Yes, you can get a two-bed flat for about that in Canning Town (which is not Canary Wharf in any way, shape or form) but to get the plush Docklands apartment in E14 to which you are alluding will cost at least £600/wk.
There's a lot of stretching of the truth when it comes to conversations about property.
David Rothwell, Brighton,
There will be no crash, not 20% plus anyway. There is far too much demand compared with supply, and lots more demand waiting to be unlocked when prices come off by 5-10%. I.e first time buyers waiting in the wings to buy when prices cool off just a little.
The economy is stable here, and relatively stable elsewhere. The sub-prime mortgage problem in the States was blown out of proportion and the equity markets by re-bounding have reflected that.
Lastly, there is an enormous amount of liquidity in the cash markets, i.e lenders will lend you much more now than they ever have done before. For the moment that won't change, therefore any historical comparison of house prices is not valid, you can now borrow more on the same wage, therefore house prices can rise more freely as a result.
No crash ahead from where I'm sitting.
Pete, London, UK
I think discussing the housing market as a single market now is missing the point.

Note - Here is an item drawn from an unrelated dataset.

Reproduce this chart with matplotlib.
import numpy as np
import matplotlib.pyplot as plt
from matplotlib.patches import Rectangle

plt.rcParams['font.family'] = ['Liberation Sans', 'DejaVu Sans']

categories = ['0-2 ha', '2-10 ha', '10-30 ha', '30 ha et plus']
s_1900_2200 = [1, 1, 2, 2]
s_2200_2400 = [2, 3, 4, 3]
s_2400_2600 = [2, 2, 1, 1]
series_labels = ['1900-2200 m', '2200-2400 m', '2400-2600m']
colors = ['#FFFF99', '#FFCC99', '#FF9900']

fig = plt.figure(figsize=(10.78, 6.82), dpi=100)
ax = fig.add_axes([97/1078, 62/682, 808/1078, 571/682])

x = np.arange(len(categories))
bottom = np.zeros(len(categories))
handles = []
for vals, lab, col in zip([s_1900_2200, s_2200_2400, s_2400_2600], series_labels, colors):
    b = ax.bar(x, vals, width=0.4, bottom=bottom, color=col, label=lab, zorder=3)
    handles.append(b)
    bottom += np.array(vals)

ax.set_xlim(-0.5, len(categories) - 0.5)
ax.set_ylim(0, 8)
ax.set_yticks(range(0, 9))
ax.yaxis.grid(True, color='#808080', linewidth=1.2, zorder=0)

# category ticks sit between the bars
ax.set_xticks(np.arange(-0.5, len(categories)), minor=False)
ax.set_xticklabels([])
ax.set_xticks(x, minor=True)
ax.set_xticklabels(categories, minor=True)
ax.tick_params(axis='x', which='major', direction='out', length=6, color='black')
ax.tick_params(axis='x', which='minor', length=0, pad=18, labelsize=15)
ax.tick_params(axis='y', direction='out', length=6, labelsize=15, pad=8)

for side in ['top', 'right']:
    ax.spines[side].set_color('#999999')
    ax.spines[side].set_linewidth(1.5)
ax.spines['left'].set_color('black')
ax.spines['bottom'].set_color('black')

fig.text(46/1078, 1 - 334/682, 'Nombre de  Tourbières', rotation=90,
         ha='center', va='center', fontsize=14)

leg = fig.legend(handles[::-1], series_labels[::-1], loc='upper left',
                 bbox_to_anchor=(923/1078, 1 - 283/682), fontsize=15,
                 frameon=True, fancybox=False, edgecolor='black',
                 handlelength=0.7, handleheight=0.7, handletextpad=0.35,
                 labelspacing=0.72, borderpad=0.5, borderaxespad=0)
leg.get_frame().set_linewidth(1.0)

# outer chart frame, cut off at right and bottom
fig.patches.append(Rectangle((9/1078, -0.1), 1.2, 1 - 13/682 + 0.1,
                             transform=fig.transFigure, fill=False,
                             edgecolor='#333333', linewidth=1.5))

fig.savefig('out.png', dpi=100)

The £80k houses from the 70's in reasonable areas of Manchester are going to be reasonable investments even at higher rates and prices, where rents and mortgages are roughly equal.
The £150k new builds across the road are likely to be much harder to make money on.

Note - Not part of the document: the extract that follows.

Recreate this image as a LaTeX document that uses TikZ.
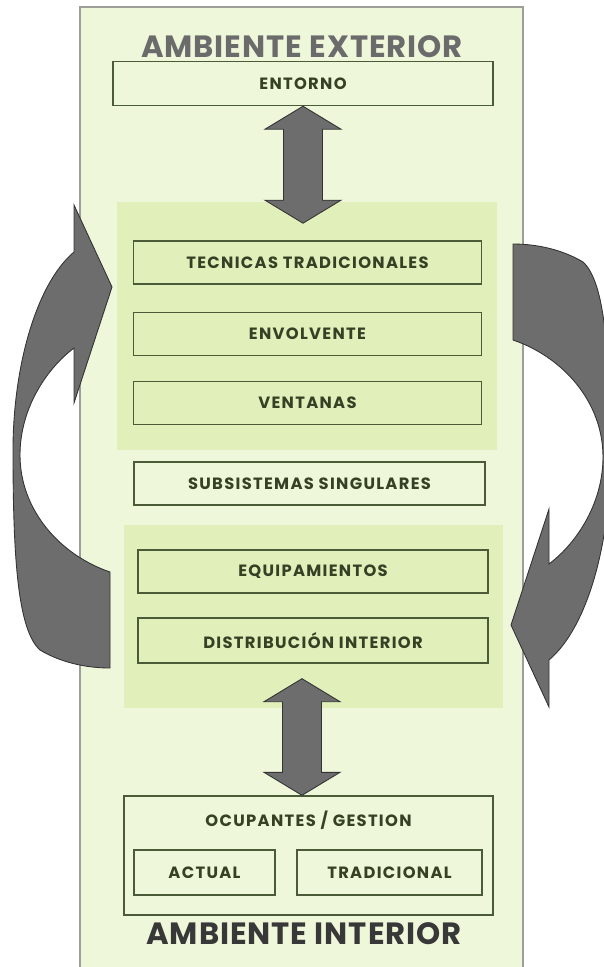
\documentclass[tikz,border=0pt]{standalone}
\usepackage{fontspec}
\setmainfont{Poppins}
\newfontfamily\lblfont[LetterSpace=8]{Poppins}
\newfontfamily\ttlfont[LetterSpace=3]{Poppins}
\usetikzlibrary{calc,fit}

\definecolor{colbg}{HTML}{EEF7DA}
\definecolor{panelbg}{HTML}{E1F0BA}
\definecolor{boxline}{HTML}{4B5A37}
\definecolor{boxtext}{HTML}{354025}
\definecolor{arrowgray}{HTML}{6D6D6D}
\definecolor{colline}{HTML}{9C9E98}

% block arrow with a head at both ends
\newcommand{\dblarrow}[2]{%
  \filldraw[blockarrow] (#1) -- ++(38,23) -- ++(-18.5,0)
    -- ($(#2)+(19.5,-23)$) -- ($(#2)+(38,-23)$) -- (#2)
    -- ($(#2)+(-38,-23)$) -- ($(#2)+(-19.5,-23)$)
    -- ($(#1)+(-19.5,23)$) -- ($(#1)+(-38,23)$) -- cycle;}

% curved arrow, tail at the bottom right, head at the top right
\newcommand{\bentarrow}[1]{%
  \filldraw[blockarrow,#1] (110,668) -- (110,572)
    .. controls (60,555) and (20,510) .. (20,455)
    .. controls (20,410) and (45,370) .. (74,348)
    -- (74,403) -- (112,287) -- (74,205) -- (74,252)
    .. controls (35,285) and (13,370) .. (13,450)
    .. controls (13,560) and (18,630) .. (40,650)
    .. controls (60,662) and (85,668) .. (110,668) -- cycle;}

\begin{document}
\begin{tikzpicture}[x=0.02cm, y=-0.02cm,
    blockarrow/.style={fill=arrowgray, draw=black!80, line width=0.5pt},
    panel/.style={fill=panelbg, draw=none, inner sep=0pt},
    label/.style={text=boxtext, font=\lblfont\bfseries\fontsize{9.3}{11}\selectfont},
    item/.style={label, draw=boxline, line width=0.8pt, minimum height=0.86cm},
    title/.style={font=\ttlfont\bfseries\fontsize{17.5}{20}\selectfont}]
\useasboundingbox (0,0) rectangle (604,967);
\clip (0,0) rectangle (604,967);

% Background column
\fill[colbg] (80,7) rectangle (523,967);
\draw[colline, line width=0.8pt] (80,967) -- (80,7) -- (523,7) -- (523,967);

% Curved arrows on both sides
\bentarrow{}
\bentarrow{rotate around={180:(311.5,456)}}

% Green panels
\node[panel, fit={(117,202) (497,450)}] (grpA) {};
\node[panel, fit={(124,525) (503,708)}] (grpB) {};

% Titles
\node[title, text=black!58] (ext) at (302,47) {AMBIENTE EXTERIOR};
\node[title, text=black!78] (int) at (304,934) {AMBIENTE INTERIOR};

% Boxes
\node[item, fill=colbg, minimum width=7.6cm, minimum height=0.88cm] (entorno) at (303,83.5) {ENTORNO};
\node[item, fill=panelbg, minimum width=6.96cm] (tecnicas) at (307.5,262.5) {TECNICAS TRADICIONALES};
\node[item, fill=panelbg, minimum width=6.96cm] (envol) at (307.5,334) {ENVOLVENTE};
\node[item, fill=panelbg, minimum width=6.96cm] (vent) at (307.5,403) {VENTANAS};
\node[item, fill=colbg, minimum width=7.02cm] (subsis) at (309.5,483.5) {SUBSISTEMAS SINGULARES};
\node[item, fill=panelbg, minimum width=7.0cm] (equip) at (313,571.5) {EQUIPAMIENTOS};
\node[item, fill=panelbg, minimum width=7.0cm, minimum height=0.9cm] (distrib) at (313,640.5) {DISTRIBUCIÓN INTERIOR};
\node[item, fill=colbg, minimum width=7.38cm, minimum height=2.38cm] (ocup) at (308.5,855.5) {};
\node[label] (gestion) at (308.5,820) {OCUPANTES / GESTION};
\node[item, fill=colbg, minimum width=2.82cm, minimum height=0.9cm] (actual) at (204.5,872.5) {ACTUAL};
\node[item, fill=colbg, minimum width=3.7cm, minimum height=0.9cm] (trad) at (389.5,872.5) {TRADICIONAL};

% Straight arrows
\coordinate (a1s) at (entorno.south);
\coordinate (a1e) at ($(a1s)+(0,117)$);
\dblarrow{a1s}{a1e}
\coordinate (a2s) at ($(distrib.south)+(-11,15)$);
\coordinate (a2e) at ($(ocup.north)+(-6.5,0)$);
\dblarrow{a2s}{a2e}
\end{tikzpicture}
\end{document}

However, any new supply is going to be in the high price range.
A portfolio based on older lower cost housing is still making money, and assuming rents dont fall and 100% mortgage, will break even at 6%.

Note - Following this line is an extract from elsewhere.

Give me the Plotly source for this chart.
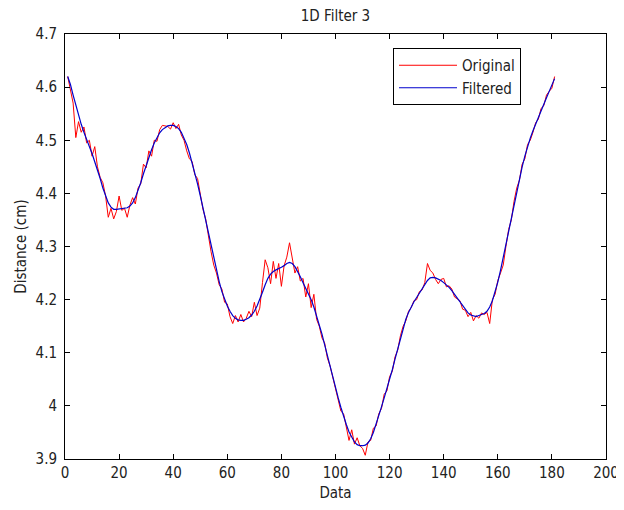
import plotly.graph_objects as go

idx = list(range(1, 182))

original = [
    4.620, 4.598, 4.570, 4.505, 4.535, 4.515, 4.525, 4.495, 4.500, 4.470,
    4.488, 4.450, 4.430, 4.420, 4.395, 4.355, 4.372, 4.352, 4.366, 4.395,
    4.368, 4.372, 4.355, 4.378, 4.392, 4.380, 4.410, 4.418, 4.455, 4.448,
    4.480, 4.470, 4.500, 4.498, 4.520, 4.528, 4.527, 4.526, 4.521, 4.533,
    4.522, 4.530, 4.510, 4.500, 4.480, 4.465, 4.460, 4.435, 4.428, 4.398,
    4.370, 4.352, 4.318, 4.290, 4.265, 4.250, 4.228, 4.220, 4.195, 4.192,
    4.168, 4.155, 4.170, 4.158, 4.172, 4.158, 4.165, 4.178, 4.168, 4.195,
    4.170, 4.184, 4.232, 4.275, 4.260, 4.230, 4.272, 4.240, 4.268, 4.225,
    4.264, 4.280, 4.307, 4.275, 4.250, 4.262, 4.235, 4.240, 4.205, 4.230,
    4.185, 4.210, 4.163, 4.150, 4.128, 4.118, 4.090, 4.075, 4.055, 4.030,
    4.012, 3.990, 3.985, 3.960, 3.935, 3.955, 3.928, 3.940, 3.925, 3.920,
    3.907, 3.932, 3.935, 3.958, 3.962, 3.985, 3.995, 4.022, 4.028, 4.055,
    4.065, 4.092, 4.105, 4.132, 4.150, 4.160, 4.178, 4.185, 4.198, 4.200,
    4.215, 4.218, 4.232, 4.268, 4.255, 4.250, 4.238, 4.230, 4.238, 4.240,
    4.224, 4.226, 4.220, 4.205, 4.202, 4.198, 4.182, 4.180, 4.168, 4.176,
    4.160, 4.170, 4.165, 4.175, 4.172, 4.176, 4.155, 4.200, 4.210, 4.236,
    4.250, 4.265, 4.300, 4.332, 4.350, 4.385, 4.410, 4.425, 4.455, 4.465,
    4.492, 4.500, 4.515, 4.533, 4.540, 4.560, 4.565, 4.585, 4.592, 4.598,
    4.620,
]

filtered = [
    4.620, 4.605, 4.585, 4.565, 4.545, 4.530, 4.515, 4.500, 4.488, 4.475,
    4.460, 4.445, 4.428, 4.410, 4.395, 4.382, 4.374, 4.370, 4.370, 4.371,
    4.372, 4.372, 4.373, 4.376, 4.382, 4.392, 4.405, 4.420, 4.437, 4.453,
    4.468, 4.482, 4.495, 4.506, 4.514, 4.520, 4.524, 4.527, 4.528, 4.528,
    4.526, 4.522, 4.515, 4.505, 4.492, 4.476, 4.458, 4.438, 4.418, 4.396,
    4.372, 4.348, 4.324, 4.300, 4.276, 4.254, 4.234, 4.215, 4.200, 4.188,
    4.178, 4.170, 4.165, 4.162, 4.161, 4.161, 4.163, 4.166, 4.171, 4.178,
    4.188, 4.200, 4.214, 4.228, 4.240, 4.248, 4.253, 4.256, 4.258, 4.261,
    4.264, 4.268, 4.270, 4.268, 4.262, 4.253, 4.243, 4.232, 4.222, 4.212,
    4.200, 4.186, 4.170, 4.153, 4.135, 4.115, 4.094, 4.073, 4.053, 4.034,
    4.015, 3.997, 3.980, 3.965, 3.951, 3.940, 3.932, 3.927, 3.925, 3.925,
    3.926, 3.930, 3.938, 3.950, 3.965, 3.982, 3.998, 4.015, 4.032, 4.050,
    4.068, 4.088, 4.108, 4.128, 4.147, 4.163, 4.176, 4.187, 4.196, 4.204,
    4.212, 4.220, 4.228, 4.236, 4.241, 4.242, 4.241, 4.239, 4.236, 4.232,
    4.228, 4.223, 4.217, 4.210, 4.203, 4.195, 4.188, 4.181, 4.175, 4.171,
    4.169, 4.168, 4.170, 4.172, 4.174, 4.178, 4.186, 4.198, 4.214, 4.233,
    4.255, 4.280, 4.305, 4.330, 4.355, 4.380, 4.405, 4.428, 4.450, 4.470,
    4.488, 4.504, 4.518, 4.531, 4.544, 4.556, 4.568, 4.580, 4.592, 4.604,
    4.616,
]

x_ticks = [0, 20, 40, 60, 80, 100, 120, 140, 160, 180, 200]
y_ticks = [3.9, 4.0, 4.1, 4.2, 4.3, 4.4, 4.5, 4.6, 4.7]
y_labels = ["3.9", "4", "4.1", "4.2", "4.3", "4.4", "4.5", "4.6", "4.7"]

FAM = "Liberation Sans Narrow, DejaVu Sans Condensed, Liberation Sans, Arial, sans-serif"
TXT = "#222222"
tick_font = dict(family=FAM, size=15, color=TXT)
title_font = dict(family=FAM, size=15, color=TXT)

# page body has an 8px default margin; figure sized so it ends at 624x510
W, H = 616, 502
ML, MR, MT, MB = 57, 18, 26, 51

axis_common = dict(showline=True, linecolor="black", linewidth=1, mirror="allticks",
                   ticks="inside", ticklen=5, tickcolor="black", showgrid=False,
                   zeroline=False, tickfont=tick_font, automargin=False)

fig = go.Figure()
fig.add_trace(go.Scatter(x=idx, y=original, mode="lines", name="Original",
                         line=dict(color="#ff0000", width=1)))
fig.add_trace(go.Scatter(x=idx, y=filtered, mode="lines", name="Filtered",
                         line=dict(color="#0000cc", width=1.2)))

plot_w = W - ML - MR
plot_h = H - MT - MB

fig.update_layout(
    width=W, height=H,
    margin=dict(l=ML, r=MR, t=MT, b=MB),
    paper_bgcolor="white", plot_bgcolor="white",
    font=dict(family=FAM, size=15, color=TXT),
    title=dict(text="1D Filter 3", x=(ML + plot_w / 2) / W, xanchor="center",
               y=1 - 2 / H, yanchor="top",
               font=dict(family=FAM, size=15, color=TXT)),
    xaxis=dict(range=[0, 200], tickvals=x_ticks,
               title=dict(text="Data", standoff=6, font=title_font),
               **axis_common),
    yaxis=dict(range=[3.9, 4.7], tickvals=y_ticks, ticktext=y_labels,
               ticklabelstandoff=4,
               title=dict(text="Distance (cm)", standoff=5, font=title_font),
               **axis_common),
    legend=dict(x=(513 - ML) / plot_w, xanchor="right", y=1 - 14 / plot_h, yanchor="top",
                bordercolor="black", borderwidth=1, bgcolor="white",
                font=dict(family=FAM, size=15, color=TXT),
                itemwidth=58, tracegroupgap=0),
    showlegend=True,
)

fig.write_html("out.html")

Some BTL's may be in for a kicking, those who bought badly on speculation, but those who planned ahead will weather the storm.
Dominic, Manchester, UK
Two bedrooms in Docklands for £250? I think you've been smoking something but if not, show me where I sign.
Will, London,
what about supply and demand? so long as there is more students, more migrant workers and more single/divorced occupancy households there is a demand for rented accommodation. between 89/ 94 these factors weren't on the radar.
if the lenders weren't so generous then the capital wouldn't be available to joe public to fuel this ridiculous boom
martin, belfast,
The crash is starting and in fact has already started up here in the grim north, prices on quite a few houses have dropped 5% and are still not moving the only way is down..
A huge amount of BTLs have come on the market hoping to sell before the prices drop to far for them..
Any figures given as a whole are distorted by London and glossed over by estate agents, why because people selling you property have a lot to lose, only down to their own greed..
THE CRASH IS HERE AND IS SLOW , BUT IT IS HAPPENING..Live with it..
Karl T, Chester, Cheshire
You can rent a two bedroom, two bathroom modern flat in Docklands now for about £250 a week, which is a great bargain for flat sharers - a couple with an en-suite bathroom, and a singleton with his or her own bathroom. Bliss, and a bargain, compared to flatshares I had in the 1970s in London in converted houses, where you had to be in and out of the bathroom in the morning, or there'd be a furious knocking at the door. No wonder you get flatsharers who are working in the West End, not Docklands, commuting to E14. However, not so great for the letter. You're talking about a 5 per cent return on capital worth when all around the world you expect 10 per cent., so something is wrong somewhere, and it can't go on for ever.
D. Short, London, UK
I think it is impossible that the number of BTL investors grow. Rents are not going anywhere and interest rates can only go up. Who bought to make a quick buck will sell this summer together with those who are overstretched by leverage. People who entered in the past couple of months or are buying now will suffer, and learn the hard waty about the risks of financial leverage. House price reductions of 5% will wipe out half of the landlord equity.